Recorded data:
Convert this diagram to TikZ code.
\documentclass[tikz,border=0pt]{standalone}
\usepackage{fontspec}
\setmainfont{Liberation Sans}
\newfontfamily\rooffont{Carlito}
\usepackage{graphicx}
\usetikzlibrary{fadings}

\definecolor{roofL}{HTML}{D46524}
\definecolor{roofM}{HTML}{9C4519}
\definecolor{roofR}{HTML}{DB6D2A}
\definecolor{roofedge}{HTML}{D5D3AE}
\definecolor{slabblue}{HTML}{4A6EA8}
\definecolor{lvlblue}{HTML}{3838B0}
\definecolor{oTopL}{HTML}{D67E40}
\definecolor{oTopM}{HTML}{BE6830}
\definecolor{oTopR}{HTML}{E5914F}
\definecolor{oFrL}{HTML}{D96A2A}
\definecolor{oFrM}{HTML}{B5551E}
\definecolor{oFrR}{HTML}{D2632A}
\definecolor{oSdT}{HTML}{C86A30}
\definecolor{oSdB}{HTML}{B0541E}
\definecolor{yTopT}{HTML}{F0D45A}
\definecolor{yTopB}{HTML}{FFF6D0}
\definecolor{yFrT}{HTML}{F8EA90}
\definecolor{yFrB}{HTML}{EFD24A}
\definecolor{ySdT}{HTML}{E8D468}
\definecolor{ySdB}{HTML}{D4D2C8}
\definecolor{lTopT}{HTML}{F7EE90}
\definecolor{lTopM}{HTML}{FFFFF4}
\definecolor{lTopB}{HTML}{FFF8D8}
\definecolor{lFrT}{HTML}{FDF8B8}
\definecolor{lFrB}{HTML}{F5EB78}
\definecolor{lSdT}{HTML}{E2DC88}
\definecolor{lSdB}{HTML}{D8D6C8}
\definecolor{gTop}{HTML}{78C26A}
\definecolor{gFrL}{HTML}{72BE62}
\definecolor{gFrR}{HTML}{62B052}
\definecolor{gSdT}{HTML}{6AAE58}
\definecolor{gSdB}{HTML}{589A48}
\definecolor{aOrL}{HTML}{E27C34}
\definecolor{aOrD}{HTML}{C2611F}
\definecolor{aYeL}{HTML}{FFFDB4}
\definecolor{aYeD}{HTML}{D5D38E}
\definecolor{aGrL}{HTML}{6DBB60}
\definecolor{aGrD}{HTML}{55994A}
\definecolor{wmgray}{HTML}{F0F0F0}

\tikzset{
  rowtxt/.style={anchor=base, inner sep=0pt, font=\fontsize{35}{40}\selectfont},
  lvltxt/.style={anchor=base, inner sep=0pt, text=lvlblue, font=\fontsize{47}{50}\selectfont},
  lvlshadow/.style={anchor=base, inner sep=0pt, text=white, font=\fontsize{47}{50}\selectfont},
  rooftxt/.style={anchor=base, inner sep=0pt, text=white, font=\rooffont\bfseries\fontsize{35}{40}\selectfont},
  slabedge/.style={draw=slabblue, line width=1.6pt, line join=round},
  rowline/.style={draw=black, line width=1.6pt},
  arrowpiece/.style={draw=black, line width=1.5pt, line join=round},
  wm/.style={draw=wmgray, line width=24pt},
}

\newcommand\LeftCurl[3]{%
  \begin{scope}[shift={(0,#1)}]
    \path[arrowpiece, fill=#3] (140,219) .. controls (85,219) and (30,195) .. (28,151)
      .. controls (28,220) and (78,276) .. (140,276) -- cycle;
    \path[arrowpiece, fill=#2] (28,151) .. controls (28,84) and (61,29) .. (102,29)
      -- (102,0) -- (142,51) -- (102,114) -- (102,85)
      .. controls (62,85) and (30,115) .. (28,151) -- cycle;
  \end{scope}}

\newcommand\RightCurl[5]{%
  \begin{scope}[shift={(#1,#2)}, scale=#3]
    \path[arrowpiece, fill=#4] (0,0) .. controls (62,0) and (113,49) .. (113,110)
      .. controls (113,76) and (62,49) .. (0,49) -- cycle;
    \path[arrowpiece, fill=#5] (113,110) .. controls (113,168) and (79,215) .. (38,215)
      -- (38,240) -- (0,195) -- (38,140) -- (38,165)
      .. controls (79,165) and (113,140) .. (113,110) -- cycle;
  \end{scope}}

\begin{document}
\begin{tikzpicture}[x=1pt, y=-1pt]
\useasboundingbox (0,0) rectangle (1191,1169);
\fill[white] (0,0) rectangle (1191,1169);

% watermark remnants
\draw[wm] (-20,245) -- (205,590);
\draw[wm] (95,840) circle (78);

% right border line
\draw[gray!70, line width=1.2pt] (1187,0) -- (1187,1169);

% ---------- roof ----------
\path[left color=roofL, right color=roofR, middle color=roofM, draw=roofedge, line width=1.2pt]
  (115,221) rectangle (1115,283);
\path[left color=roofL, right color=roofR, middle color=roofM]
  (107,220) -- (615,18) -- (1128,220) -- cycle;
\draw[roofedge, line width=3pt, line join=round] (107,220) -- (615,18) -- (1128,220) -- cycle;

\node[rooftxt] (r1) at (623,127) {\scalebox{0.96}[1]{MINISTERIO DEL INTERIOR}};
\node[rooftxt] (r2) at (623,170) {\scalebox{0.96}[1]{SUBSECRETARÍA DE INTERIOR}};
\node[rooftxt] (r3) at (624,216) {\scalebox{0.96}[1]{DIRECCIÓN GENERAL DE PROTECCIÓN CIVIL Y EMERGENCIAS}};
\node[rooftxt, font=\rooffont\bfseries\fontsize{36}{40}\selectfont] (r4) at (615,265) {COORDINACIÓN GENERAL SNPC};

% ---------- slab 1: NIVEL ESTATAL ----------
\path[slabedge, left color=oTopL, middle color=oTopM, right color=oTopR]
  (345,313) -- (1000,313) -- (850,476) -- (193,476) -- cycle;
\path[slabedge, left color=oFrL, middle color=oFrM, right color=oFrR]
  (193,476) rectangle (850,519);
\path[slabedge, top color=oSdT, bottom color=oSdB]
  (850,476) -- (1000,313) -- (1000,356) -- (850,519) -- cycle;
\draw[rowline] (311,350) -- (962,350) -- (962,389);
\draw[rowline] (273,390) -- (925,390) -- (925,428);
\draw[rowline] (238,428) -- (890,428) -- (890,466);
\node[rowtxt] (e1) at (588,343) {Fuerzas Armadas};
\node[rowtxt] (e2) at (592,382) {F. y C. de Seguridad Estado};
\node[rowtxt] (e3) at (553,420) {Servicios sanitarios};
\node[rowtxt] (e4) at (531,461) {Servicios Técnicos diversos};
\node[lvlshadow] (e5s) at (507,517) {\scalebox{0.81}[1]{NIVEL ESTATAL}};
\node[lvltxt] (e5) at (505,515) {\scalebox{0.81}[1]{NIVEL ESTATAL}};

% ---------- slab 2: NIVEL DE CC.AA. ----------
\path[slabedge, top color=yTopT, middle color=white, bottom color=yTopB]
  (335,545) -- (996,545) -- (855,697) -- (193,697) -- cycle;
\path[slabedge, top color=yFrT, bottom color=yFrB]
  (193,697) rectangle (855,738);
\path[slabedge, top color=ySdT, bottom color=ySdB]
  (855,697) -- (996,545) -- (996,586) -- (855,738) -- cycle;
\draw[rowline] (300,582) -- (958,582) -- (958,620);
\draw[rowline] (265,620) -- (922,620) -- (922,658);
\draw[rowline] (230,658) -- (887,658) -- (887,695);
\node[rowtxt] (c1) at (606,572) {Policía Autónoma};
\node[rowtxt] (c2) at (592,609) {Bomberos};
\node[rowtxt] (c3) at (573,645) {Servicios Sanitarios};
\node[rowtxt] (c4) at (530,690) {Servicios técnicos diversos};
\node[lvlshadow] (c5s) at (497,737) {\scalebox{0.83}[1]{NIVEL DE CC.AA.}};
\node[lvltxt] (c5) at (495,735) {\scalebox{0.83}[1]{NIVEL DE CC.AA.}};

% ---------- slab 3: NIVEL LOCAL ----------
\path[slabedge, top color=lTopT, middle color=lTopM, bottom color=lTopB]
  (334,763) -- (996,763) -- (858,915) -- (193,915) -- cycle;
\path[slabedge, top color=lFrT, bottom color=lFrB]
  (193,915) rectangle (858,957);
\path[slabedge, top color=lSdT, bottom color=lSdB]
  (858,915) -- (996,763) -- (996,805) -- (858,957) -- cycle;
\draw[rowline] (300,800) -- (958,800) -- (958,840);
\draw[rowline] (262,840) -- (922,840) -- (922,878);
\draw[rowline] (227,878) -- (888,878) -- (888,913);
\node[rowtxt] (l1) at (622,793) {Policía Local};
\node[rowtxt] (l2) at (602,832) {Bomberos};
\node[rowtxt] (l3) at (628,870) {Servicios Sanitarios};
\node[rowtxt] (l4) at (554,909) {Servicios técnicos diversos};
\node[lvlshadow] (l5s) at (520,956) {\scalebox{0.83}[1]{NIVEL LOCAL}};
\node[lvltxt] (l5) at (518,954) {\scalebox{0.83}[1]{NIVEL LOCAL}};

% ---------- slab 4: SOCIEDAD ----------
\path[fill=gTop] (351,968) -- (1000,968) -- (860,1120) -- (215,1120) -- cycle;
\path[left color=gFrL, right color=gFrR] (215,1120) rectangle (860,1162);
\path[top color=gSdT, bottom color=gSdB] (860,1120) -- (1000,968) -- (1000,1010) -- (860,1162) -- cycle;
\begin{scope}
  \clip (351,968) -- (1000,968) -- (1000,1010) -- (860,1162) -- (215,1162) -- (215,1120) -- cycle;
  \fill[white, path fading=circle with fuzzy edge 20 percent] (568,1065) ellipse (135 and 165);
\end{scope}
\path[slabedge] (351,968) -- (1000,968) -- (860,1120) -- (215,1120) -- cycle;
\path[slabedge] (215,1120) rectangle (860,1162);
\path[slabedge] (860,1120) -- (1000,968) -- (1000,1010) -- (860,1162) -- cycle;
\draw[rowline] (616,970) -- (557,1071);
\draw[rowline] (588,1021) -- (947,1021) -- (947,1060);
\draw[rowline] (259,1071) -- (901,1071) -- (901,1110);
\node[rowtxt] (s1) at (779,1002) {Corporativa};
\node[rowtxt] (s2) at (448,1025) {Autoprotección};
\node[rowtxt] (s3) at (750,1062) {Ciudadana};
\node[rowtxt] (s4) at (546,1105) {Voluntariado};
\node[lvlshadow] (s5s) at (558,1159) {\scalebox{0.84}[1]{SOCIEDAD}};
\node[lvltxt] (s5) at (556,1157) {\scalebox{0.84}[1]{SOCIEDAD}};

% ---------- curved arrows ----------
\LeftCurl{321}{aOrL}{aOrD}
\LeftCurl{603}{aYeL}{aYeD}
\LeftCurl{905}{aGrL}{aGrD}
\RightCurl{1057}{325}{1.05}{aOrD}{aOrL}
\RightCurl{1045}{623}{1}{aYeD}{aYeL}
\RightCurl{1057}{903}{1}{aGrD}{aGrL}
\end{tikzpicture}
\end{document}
* * *
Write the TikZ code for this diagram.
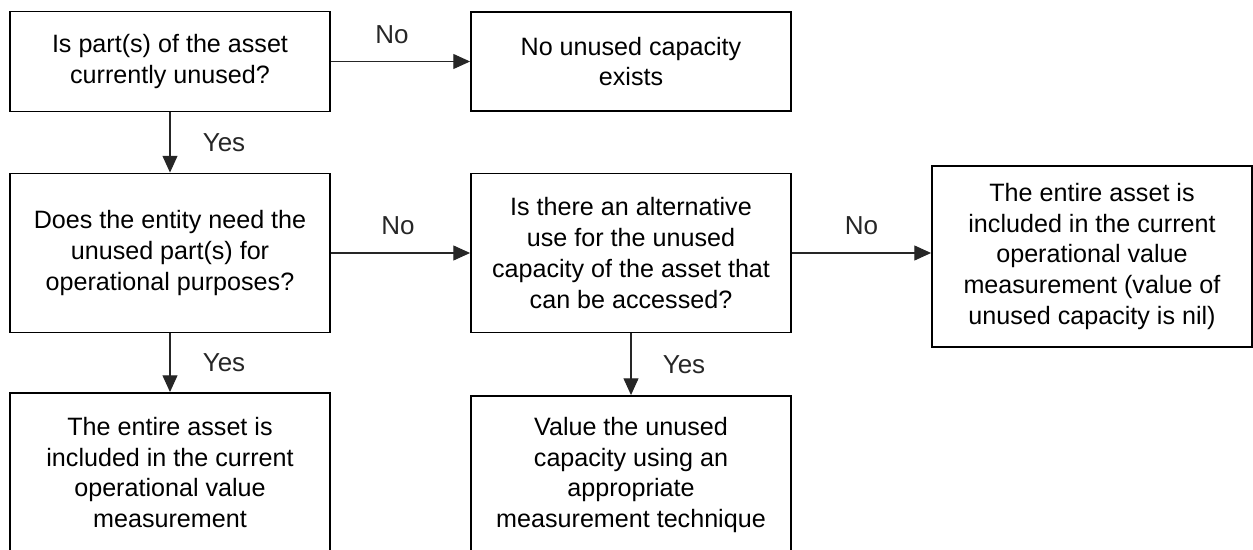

Request:
Identify all lines in the records above with the word "diagram".

Result for this exercise:
Convert this diagram to TikZ code.
Write the TikZ code for this diagram.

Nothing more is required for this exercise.